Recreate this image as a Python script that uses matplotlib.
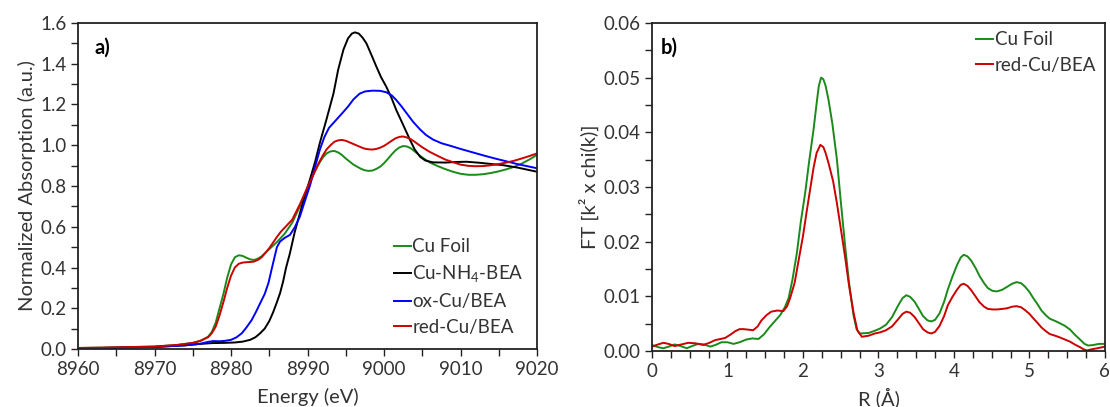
import matplotlib
matplotlib.use("Agg")
import matplotlib.pyplot as plt
from matplotlib.ticker import MultipleLocator, FormatStrFormatter

plt.rcParams['font.family'] = ['Lato', 'DejaVu Sans']
FS = 13.5
LFS = 14.5

# ---- panel a) XANES ----
e_foil = [8960, 8965, 8970, 8973, 8975, 8976, 8977, 8977.5, 8978, 8978.5, 8979, 8979.5, 8980,
          8980.5, 8981, 8981.5, 8982, 8982.5, 8983, 8983.5, 8984, 8985, 8986, 8987, 8988, 8989,
          8990, 8991, 8991.5, 8992, 8992.5, 8993, 8993.5, 8994, 8994.5, 8995, 8996, 8997,
          8997.5, 8998, 8998.5, 8999, 8999.5, 9000, 9000.5, 9001, 9001.5, 9002, 9002.5, 9003,
          9003.5, 9004, 9005, 9006, 9007, 9008, 9009, 9010, 9011, 9012, 9013, 9014, 9015,
          9016, 9017, 9018, 9019, 9020]
mu_foil = [0.005, 0.008, 0.012, 0.02, 0.03, 0.04, 0.06, 0.085, 0.13, 0.2, 0.27, 0.35, 0.415,
           0.45, 0.46, 0.457, 0.448, 0.44, 0.437, 0.443, 0.455, 0.49, 0.525, 0.565, 0.62, 0.70,
           0.79, 0.875, 0.91, 0.94, 0.96, 0.97, 0.972, 0.965, 0.952, 0.935, 0.905, 0.884,
           0.877, 0.874, 0.876, 0.884, 0.895, 0.912, 0.933, 0.955, 0.975, 0.989, 0.996, 0.994,
           0.985, 0.97, 0.94, 0.915, 0.898, 0.883, 0.87, 0.86, 0.855, 0.855, 0.858, 0.864, 0.872,
           0.882, 0.894, 0.91, 0.93, 0.953]

e_nh4 = [8960, 8965, 8970, 8974, 8976, 8977.5, 8979, 8980.5, 8981.5, 8982.5, 8983.2, 8983.8,
         8984.4, 8985, 8985.5, 8986, 8986.4, 8986.8, 8987.2, 8987.7, 8988.3, 8989, 8989.6,
         8990.3, 8991, 8991.6, 8992.5, 8993.4, 8994, 8994.7, 8995.3, 8995.8, 8996.2, 8996.7,
         8997.2, 8997.7, 8998.3, 8999, 8999.6, 9000.3, 9001, 9001.6, 9002.5, 9003.4, 9004,
         9004.7, 9005.4, 9006.4, 9008, 9009.5, 9010.8, 9012.5, 9014, 9015.6, 9017.5, 9020]
mu_nh4 = [0.003, 0.006, 0.01, 0.018, 0.025, 0.029, 0.03, 0.032, 0.036, 0.045, 0.058, 0.077,
          0.10, 0.137, 0.18, 0.23, 0.273, 0.33, 0.40, 0.47, 0.57, 0.666, 0.745, 0.83, 0.92,
          1.01, 1.13, 1.255, 1.37, 1.47, 1.525, 1.548, 1.554, 1.548, 1.528, 1.50, 1.448,
          1.386, 1.335, 1.287, 1.23, 1.173, 1.10, 1.026, 0.98, 0.944, 0.925, 0.916, 0.915,
          0.918, 0.919, 0.914, 0.908, 0.902, 0.89, 0.87]

e_ox = [8960, 8965, 8970, 8974, 8976, 8977, 8977.7, 8978.5, 8979.2, 8980, 8980.7, 8981.4, 8982,
        8982.7, 8983.3, 8983.8, 8984.4, 8984.9, 8985.3, 8985.7, 8986, 8986.4, 8987, 8987.7,
        8988.3, 8989, 8989.6, 8990.3, 8991, 8991.6, 8992.2, 8992.8, 8993.4, 8994, 8994.6,
        8995.3, 8996, 8996.8, 8997.5, 8998.5, 8999.5, 9000.3, 9001, 9001.6, 9002.3, 9003,
        9003.8, 9004.7, 9005.5, 9006.4, 9007.5, 9008.7, 9010, 9011.5, 9013, 9014.5, 9016,
        9017.5, 9019, 9020]
mu_ox = [0.003, 0.006, 0.01, 0.018, 0.026, 0.035, 0.039, 0.038, 0.04, 0.045, 0.057, 0.077,
         0.105, 0.142, 0.185, 0.224, 0.27, 0.325, 0.39, 0.453, 0.5, 0.527, 0.545, 0.56, 0.595,
         0.65, 0.72, 0.80, 0.895, 0.977, 1.04, 1.085, 1.11, 1.135, 1.16, 1.19, 1.225, 1.253,
         1.264, 1.268, 1.267, 1.26, 1.245, 1.222, 1.19, 1.155, 1.115, 1.078, 1.05, 1.028,
         1.01, 0.997, 0.982, 0.966, 0.95, 0.935, 0.921, 0.907, 0.895, 0.887]

e_red = [8960, 8965, 8970, 8973, 8975, 8976, 8977, 8977.5, 8978, 8978.5, 8979, 8979.5, 8980,
         8980.5, 8981, 8981.5, 8982, 8982.5, 8983, 8983.5, 8984, 8985, 8986, 8986.5, 8987,
         8988, 8989, 8990, 8991, 8991.5, 8992, 8992.5, 8993, 8993.5, 8994, 8994.5, 8995, 8996,
         8997, 8997.5, 8998, 8998.5, 8999, 8999.5, 9000, 9000.5, 9001, 9001.5, 9002, 9002.5,
         9003, 9003.5, 9004, 9005, 9006, 9007, 9008, 9009, 9010, 9011, 9012, 9013, 9014,
         9015, 9016, 9017, 9018, 9019, 9020]
mu_red = [0.005, 0.008, 0.012, 0.02, 0.03, 0.04, 0.058, 0.078, 0.11, 0.165, 0.23, 0.30, 0.36,
          0.40, 0.418, 0.424, 0.426, 0.427, 0.429, 0.437, 0.45, 0.495, 0.55, 0.575, 0.595,
          0.635, 0.71, 0.795, 0.875, 0.915, 0.95, 0.98, 1.0, 1.017, 1.024, 1.026, 1.022, 1.006,
          0.99, 0.983, 0.98, 0.979, 0.982, 0.988, 0.997, 1.009, 1.022, 1.034, 1.041, 1.043,
          1.038, 1.03, 1.017, 0.99, 0.967, 0.948, 0.93, 0.917, 0.905, 0.899, 0.897, 0.898,
          0.902, 0.908, 0.915, 0.924, 0.935, 0.947, 0.96]

# ---- panel b) FT EXAFS ----
r_foil = [0.0, 0.08, 0.15, 0.22, 0.30, 0.38, 0.46, 0.53, 0.61, 0.69, 0.77, 0.84, 0.92, 1.0,
          1.08, 1.16, 1.25, 1.33, 1.41, 1.48, 1.56, 1.63, 1.70, 1.76, 1.81, 1.86, 1.92, 1.97,
          2.03, 2.08, 2.14, 2.18, 2.21, 2.24, 2.27, 2.30, 2.34, 2.39, 2.45, 2.50, 2.56, 2.61,
          2.67, 2.71, 2.75, 2.87, 2.95, 3.02, 3.10, 3.18, 3.26, 3.32, 3.37, 3.42, 3.48, 3.54,
          3.59, 3.65, 3.70, 3.75, 3.81, 3.87, 3.92, 3.98, 4.04, 4.09, 4.13, 4.18, 4.23, 4.29,
          4.34, 4.40, 4.45, 4.51, 4.57, 4.64, 4.70, 4.77, 4.83, 4.89, 4.94, 5.0, 5.05, 5.11,
          5.16, 5.22, 5.27, 5.34, 5.40, 5.47, 5.54, 5.60, 5.67, 5.73, 5.78, 5.85, 5.92, 6.0]
ft_foil = [0.0011, 0.0007, 0.0005, 0.0008, 0.0012, 0.0009, 0.0005, 0.0009, 0.0013, 0.0012,
           0.0008, 0.0011, 0.0016, 0.0016, 0.0013, 0.0016, 0.0021, 0.0023, 0.0022, 0.0030,
           0.0044, 0.0055, 0.0066, 0.0080, 0.0097, 0.013, 0.018, 0.0235, 0.029, 0.0345, 0.0405,
           0.0452, 0.0485, 0.0500, 0.0497, 0.0485, 0.0458, 0.0415, 0.035, 0.0275, 0.019,
           0.0125, 0.0065, 0.0040, 0.0032, 0.0033, 0.0037, 0.0041, 0.0048, 0.0062, 0.0083,
           0.0097, 0.0102, 0.0099, 0.0090, 0.0076, 0.0064, 0.0056, 0.0054, 0.0057, 0.0069,
           0.0090, 0.0113, 0.0136, 0.0157, 0.0171, 0.0176, 0.0173, 0.0165, 0.0151, 0.0137,
           0.0124, 0.0115, 0.0110, 0.0109, 0.0112, 0.0117, 0.0123, 0.0126, 0.0124, 0.0118,
           0.0108, 0.0097, 0.0085, 0.0074, 0.0065, 0.0059, 0.0055, 0.0051, 0.0046, 0.0039,
           0.0030, 0.0021, 0.0013, 0.0010, 0.0011, 0.0013, 0.0013]

r_red = [0.0, 0.08, 0.15, 0.22, 0.30, 0.39, 0.48, 0.58, 0.68, 0.76, 0.84, 0.91, 0.97, 1.04,
         1.10, 1.16, 1.21, 1.28, 1.34, 1.40, 1.45, 1.52, 1.58, 1.66, 1.74, 1.79, 1.83, 1.89,
         1.94, 2.00, 2.05, 2.10, 2.14, 2.18, 2.23, 2.27, 2.30, 2.34, 2.40, 2.45, 2.50, 2.56,
         2.61, 2.67, 2.72, 2.78, 2.87, 2.95, 3.02, 3.10, 3.18, 3.26, 3.32, 3.37, 3.42, 3.48,
         3.54, 3.59, 3.65, 3.70, 3.75, 3.81, 3.87, 3.92, 3.98, 4.04, 4.09, 4.13, 4.18, 4.23,
         4.29, 4.34, 4.40, 4.45, 4.51, 4.57, 4.64, 4.70, 4.77, 4.83, 4.89, 4.94, 5.0, 5.05,
         5.11, 5.16, 5.22, 5.27, 5.34, 5.40, 5.47, 5.54, 5.60, 5.67, 5.72, 5.76, 5.82, 5.90,
         6.0]
ft_red = [0.0008, 0.0012, 0.0015, 0.0013, 0.0009, 0.0012, 0.0015, 0.0014, 0.0011, 0.0015,
          0.0020, 0.0022, 0.0024, 0.0030, 0.0036, 0.0040, 0.0040, 0.0039, 0.0038, 0.0045,
          0.0056, 0.0066, 0.0072, 0.0074, 0.0073, 0.0082, 0.0097, 0.0125, 0.0164, 0.021,
          0.0256, 0.030, 0.0335, 0.0362, 0.0377, 0.0373, 0.0362, 0.0343, 0.031, 0.0270,
          0.0225, 0.0170, 0.0120, 0.0070, 0.0038, 0.0026, 0.0028, 0.0032, 0.0034, 0.0038,
          0.0045, 0.0058, 0.0068, 0.0072, 0.0070, 0.0062, 0.0050, 0.0040, 0.0034, 0.0032,
          0.0035, 0.0046, 0.0064, 0.0084, 0.0099, 0.0112, 0.0121, 0.0123, 0.0119, 0.0111,
          0.0099, 0.0089, 0.0081, 0.0077, 0.0076, 0.0076, 0.0077, 0.0078, 0.0081, 0.0082,
          0.0080, 0.0075, 0.0068, 0.0060, 0.0051, 0.0043, 0.0036, 0.0031, 0.0028, 0.0025,
          0.0021, 0.0017, 0.0012, 0.0007, 0.0003, 0.0001, 0.0003, 0.0005, 0.0008]

GREEN = '#1a8a1a'
RED = '#cc0000'
BLUE = '#0000ff'
TXT = '#333333'
LW = 1.4

fig = plt.figure(figsize=(11.1, 4.07), dpi=100, facecolor='w')
ax1 = fig.add_axes([0.0703, 0.1425, 0.4135, 0.801])
ax2 = fig.add_axes([0.5874, 0.1376, 0.408, 0.806])

ax1.plot(e_foil, mu_foil, color=GREEN, lw=LW, label='Cu Foil')
ax1.plot(e_nh4, mu_nh4, color='black', lw=LW, label='Cu-NH$_\\mathregular{4}$-BEA')
ax1.plot(e_ox, mu_ox, color=BLUE, lw=LW, label='ox-Cu/BEA')
ax1.plot(e_red, mu_red, color=RED, lw=LW, label='red-Cu/BEA')
ax1.set_xlim(8960, 9020)
ax1.set_ylim(0, 1.6)
ax1.xaxis.set_major_locator(MultipleLocator(10))
ax1.xaxis.set_minor_locator(MultipleLocator(5))
ax1.yaxis.set_major_locator(MultipleLocator(0.2))
ax1.yaxis.set_minor_locator(MultipleLocator(0.1))
ax1.yaxis.set_major_formatter(FormatStrFormatter('%.1f'))
ax1.set_xlabel('Energy (eV)', color=TXT, labelpad=7, fontsize=LFS)
ax1.set_ylabel('Normalized Absorption (a.u.)', color=TXT, labelpad=3, fontsize=LFS)
ax1.text(0.035, 0.925, 'a)', transform=ax1.transAxes, fontweight='bold', fontsize=FS + 1,
         va='center', ha='left')
ax1.legend(loc='lower right', bbox_to_anchor=(1.0, 0.0), frameon=False, handlelength=0.9,
           handletextpad=0.1, labelspacing=0.45, fontsize=FS, labelcolor=TXT,
           borderaxespad=0.3)

ax2.plot(r_foil, ft_foil, color=GREEN, lw=LW, label='Cu Foil')
ax2.plot(r_red, ft_red, color=RED, lw=LW, label='red-Cu/BEA')
ax2.set_xlim(0, 6)
ax2.set_ylim(0, 0.06)
ax2.xaxis.set_major_locator(MultipleLocator(1))
ax2.xaxis.set_minor_locator(MultipleLocator(0.25))
ax2.yaxis.set_major_locator(MultipleLocator(0.01))
ax2.yaxis.set_minor_locator(MultipleLocator(0.005))
ax2.yaxis.set_major_formatter(FormatStrFormatter('%.2f'))
ax2.set_xlabel('R (Å)', color=TXT, labelpad=5, fontsize=LFS)
ax2.set_ylabel('FT [k² x chi(k)]', color=TXT, labelpad=3, fontsize=LFS)
ax2.text(0.02, 0.925, 'b)', transform=ax2.transAxes, fontweight='bold', fontsize=FS + 1,
         va='center', ha='left')
ax2.legend(loc='upper right', bbox_to_anchor=(1.0, 1.0), frameon=False, handlelength=0.9,
           handletextpad=0.1, labelspacing=0.45, fontsize=FS, labelcolor=TXT,
           borderaxespad=0.05)

for ax in (ax1, ax2):
    for s in ax.spines.values():
        s.set_linewidth(1.3)
        s.set_color('#222222')
    ax.tick_params(which='both', direction='out', length=5, width=1.0, colors='#222222',
                   labelcolor=TXT, labelsize=FS)

fig.savefig('out.png', dpi=100)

TASK STATEMENT:
From the first line above through the line containing "0.882, 0.894, 0.91, 0.93, 0.953]", copy everything exactly, without the pictures.

RESULT BELOW:
Recreate this image as a Python script that uses matplotlib.
import matplotlib
matplotlib.use("Agg")
import matplotlib.pyplot as plt
from matplotlib.ticker import MultipleLocator, FormatStrFormatter

plt.rcParams['font.family'] = ['Lato', 'DejaVu Sans']
FS = 13.5
LFS = 14.5

# ---- panel a) XANES ----
e_foil = [8960, 8965, 8970, 8973, 8975, 8976, 8977, 8977.5, 8978, 8978.5, 8979, 8979.5, 8980,
          8980.5, 8981, 8981.5, 8982, 8982.5, 8983, 8983.5, 8984, 8985, 8986, 8987, 8988, 8989,
          8990, 8991, 8991.5, 8992, 8992.5, 8993, 8993.5, 8994, 8994.5, 8995, 8996, 8997,
          8997.5, 8998, 8998.5, 8999, 8999.5, 9000, 9000.5, 9001, 9001.5, 9002, 9002.5, 9003,
          9003.5, 9004, 9005, 9006, 9007, 9008, 9009, 9010, 9011, 9012, 9013, 9014, 9015,
          9016, 9017, 9018, 9019, 9020]
mu_foil = [0.005, 0.008, 0.012, 0.02, 0.03, 0.04, 0.06, 0.085, 0.13, 0.2, 0.27, 0.35, 0.415,
           0.45, 0.46, 0.457, 0.448, 0.44, 0.437, 0.443, 0.455, 0.49, 0.525, 0.565, 0.62, 0.70,
           0.79, 0.875, 0.91, 0.94, 0.96, 0.97, 0.972, 0.965, 0.952, 0.935, 0.905, 0.884,
           0.877, 0.874, 0.876, 0.884, 0.895, 0.912, 0.933, 0.955, 0.975, 0.989, 0.996, 0.994,
           0.985, 0.97, 0.94, 0.915, 0.898, 0.883, 0.87, 0.86, 0.855, 0.855, 0.858, 0.864, 0.872,
           0.882, 0.894, 0.91, 0.93, 0.953]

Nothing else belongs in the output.